Cumulus clouds, or fair weather cumulus, are as you said are generally an indication of a relatively small area of instability. However, they're still an indication of convective activity. Generally speaking, they're simply uncomfortable for passengers (or pilots alike who don't like turbulence). The last thing I teach and practice is being an airborne convective activity expert by gambling on which hazards a cumulus (fair weather and TCU) may/may not present.
The towering cumulus clouds are a textbook indication of the first stage of a thunderstorm and as some have described here, are hazardous to small and large airplanes alike. In my profesional opinion, it's an unwise practice to penetrate convective occurences such as TCU.
Quote: flight2000
So where did anyone say they penetrate convective activity in this thread? Both cloud sets below are cumulus are they not? One I'll fly through, the other gets a really wide berth or I'll land until it moves along.

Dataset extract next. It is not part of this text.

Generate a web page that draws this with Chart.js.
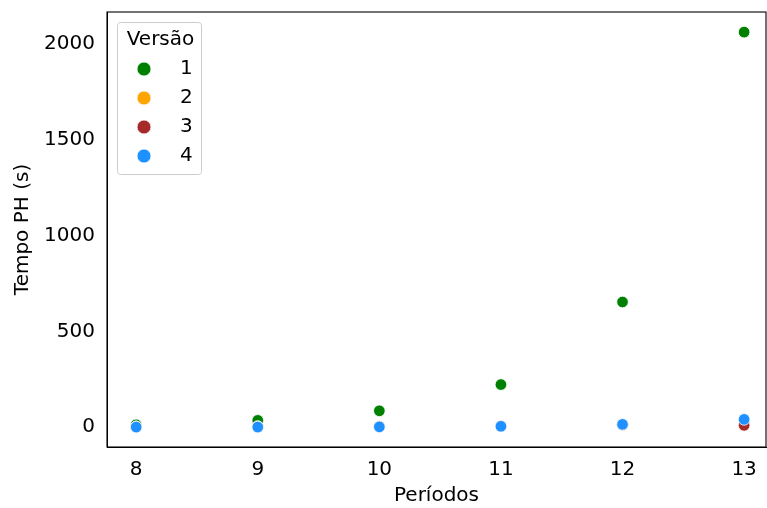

My experience has shown me what my minimums are for flying through a cumulus cloud and I have not seen any major turbulence, hail, or lightning in any cloud that size (or smaller) in almost 15 years of flying with my IR ticket. If clouds (cumulonimbus) are in the flight levels I will simply go around it or alter my plans if it's to big to go around (i.e. a squall line that extends for a couple hundred miles). I have no need/desire to fly above 10,000 feet and I base my weather decisions on that starting point.
This thread seems to have morphed into flying through convective cumulonimbus clouds instead of answering what the original poster asked.